Assistant principal badly wanted a smoke break and he quickly agreed to whatever anyone said. We could have said we’d give the trophy to the shop teacher and he’d have been fine with it. Ford dealer and I quickly decided on the winner (cute, blond and as smart as a vo tech kid can be), and a second runner-up (a shimmery aqua evening gown, big smile and seemed nice). Ford dealer wanted to give first runner-up to a clone of the winner – blond and almost as pretty. I wanted to give it to the fat girl.
The fat girl was adorable. She had more confidence and self esteem than the entire graduating class put together. She was pretty and funny and she made eye contact. When she walked in heels, she didn’t hunch over and march with bent legs like all the other girls inexperienced in heel-walking. Ford guy kept laughing and shaking his head. “No, we can’t pick her,” he kept saying.
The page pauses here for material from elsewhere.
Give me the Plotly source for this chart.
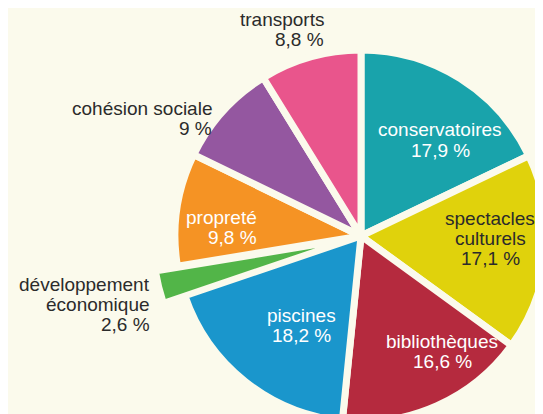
import plotly.graph_objects as go

# ---- data ----
labels = ["conservatoires", "spectacles<br>culturels", "bibliothèques", "piscines",
          "développement<br>économique", "propreté", "cohésion sociale", "transports"]
values = [17.9, 17.1, 16.6, 18.2, 2.6, 9.8, 9.0, 8.8]
colors = ["#19A3AB", "#E0D20C", "#B52A3E", "#1A96CC",
          "#52B548", "#F59324", "#9457A0", "#E9558C"]
pulled = "développement<br>économique"

# ---- style / layout ----
W, H = 543, 414
BG = "#FBFAEC"
DARK = "#2B2B2B"
FONT = "Liberation Sans, Arial, sans-serif"
FS = 19
LINE = 20

# label placement: (x, y of first line, align, color) in pixels
label_pos = {
    "conservatoires": (432, 122, "center", "white"),
    "spectacles<br>culturels": (482, 210, "center", DARK),
    "bibliothèques": (434, 333, "center", "white"),
    "piscines": (293, 307, "center", "white"),
    "développement<br>économique": (144, 276, "right", DARK),
    "propreté": (251, 209, "right", "white"),
    "cohésion sociale": (206, 101, "right", DARK),
    "transports": (318, 11, "right", DARK),
}


def dom(cx, cy, r):
    return dict(x=[(cx - r) / W, (cx + r) / W],
                y=[max(0, 1 - (cy + r) / H), min(1, 1 - (cy - r) / H)])


clear = "rgba(0,0,0,0)"
a_colors = [clear if l == pulled else c for l, c in zip(labels, colors)]
a_widths = [0 if l == pulled else 7 for l in labels]
b_colors = [c if l == pulled else clear for l, c in zip(labels, colors)]
b_widths = [2 if l == pulled else 0 for l in labels]

fig = go.Figure()
fig.add_trace(go.Pie(
    labels=labels, values=values, sort=False, direction="clockwise", rotation=0,
    marker=dict(colors=a_colors, line=dict(color=BG, width=a_widths)),
    textinfo="none", hoverinfo="label+value", showlegend=False,
    domain=dom(353, 228, 186),
))
fig.add_trace(go.Pie(
    labels=labels, values=values, sort=False, direction="clockwise", rotation=0,
    marker=dict(colors=b_colors, line=dict(color=BG, width=b_widths)),
    textinfo="none", hoverinfo="skip", showlegend=False,
    domain=dom(320, 237, 172),
))

annotations = []
for lab, val in zip(labels, values):
    x, y, align, col = label_pos[lab]
    lines = lab.split("<br>") + [f"{val:g}".replace(".", ",") + " %"]
    for i, t in enumerate(lines):
        annotations.append(dict(
            x=x / W, y=1 - (y + i * LINE) / H, xref="paper", yref="paper",
            text=t, showarrow=False, xanchor=align, yanchor="middle",
            font=dict(family=FONT, size=FS, color=col),
        ))

fig.update_layout(
    width=W, height=H, margin=dict(l=0, r=0, t=0, b=0),
    paper_bgcolor=BG, plot_bgcolor=BG, annotations=annotations,
    showlegend=False,
)
fig.write_html("out.html")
I decided I was choosing my battle and this was it. I dug in and said, “I think we should talk about it. Let’s list her good qualities and bad. Here, I brought a notebook.”
The guidance counselor popped his head in the door and said, “Hurry up! The bell’s about to ring!”
She got first runner-up. At the time it seemed like a huge victory for plus-size, career-minded girls, but now that I look back on it, it probably didn’t make a bit of difference in her life. In fact, I’d bet that of all the beauty contests and pageants I covered, attended and judged, not one of them showed up on a resume.
Reporting on them never made it onto mine.